Nuclear-armed North Korea today marked a military anniversary with a massive conventional firing drill, Seoul said, as a US guided-missile submarine docked in South Korea amid tensions over Pyongyang’s weapons ambitions.
Speculation had mounted that the North could carry out a sixth nuclear test or another missile launch to mark 85 years since the founding of its army. But no such event- which usually happens in the morning- had taken place by the evening.
Instead, Seoul’s defence ministry said Pyongyang was conducting a “massive fire drill” in the eastern port city of Wonsan.
The South’s Yonhap news agency cited a government source as saying the exercise was the North’s “largest ever” and was presumed to have been overseen by leader Kim Jong-Un.
Washington has sent the aircraft carrier USS Carl Vinson to the Korean peninsula, where it is expected to arrive later this week.
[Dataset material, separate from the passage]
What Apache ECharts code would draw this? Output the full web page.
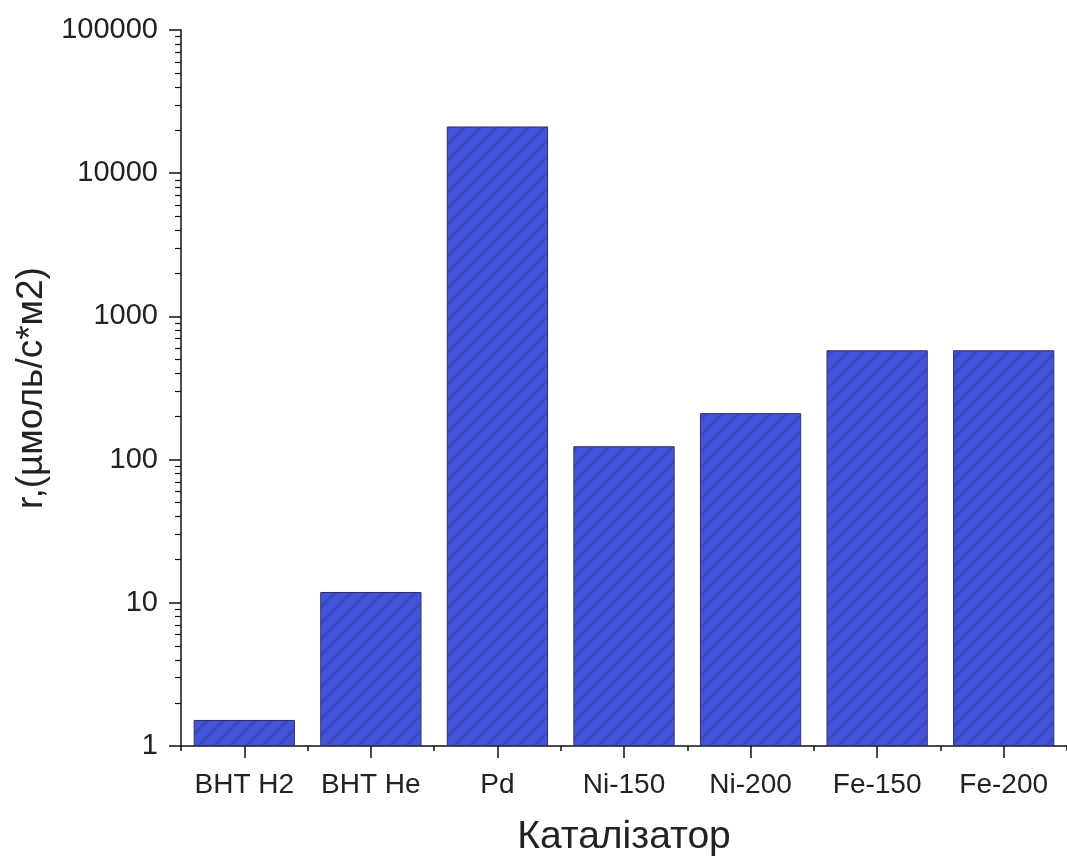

The vessel will take part in joint naval drills with the South’s forces to demonstrate Seoul and Washington’s strong determination to punish North Korean provocations, the South Korean Navy said in a statement.
The nuclear-powered US submarine USS Michigan also made a port call at Busan in the South today in another show of force, while US navy destroyers carried out separate joint exercises with Japanese and South Korean vessels.
The North’s Rodong Sinmun- the official mouthpiece of the ruling Workers’ Party of Korea — warned today of dire consequences in the event of a US-led pre-emptive strike.
Top nuclear envoys from Japan, South Korea and the United States met today in Tokyo and vowed “stern action” against any fresh North Korean provocations.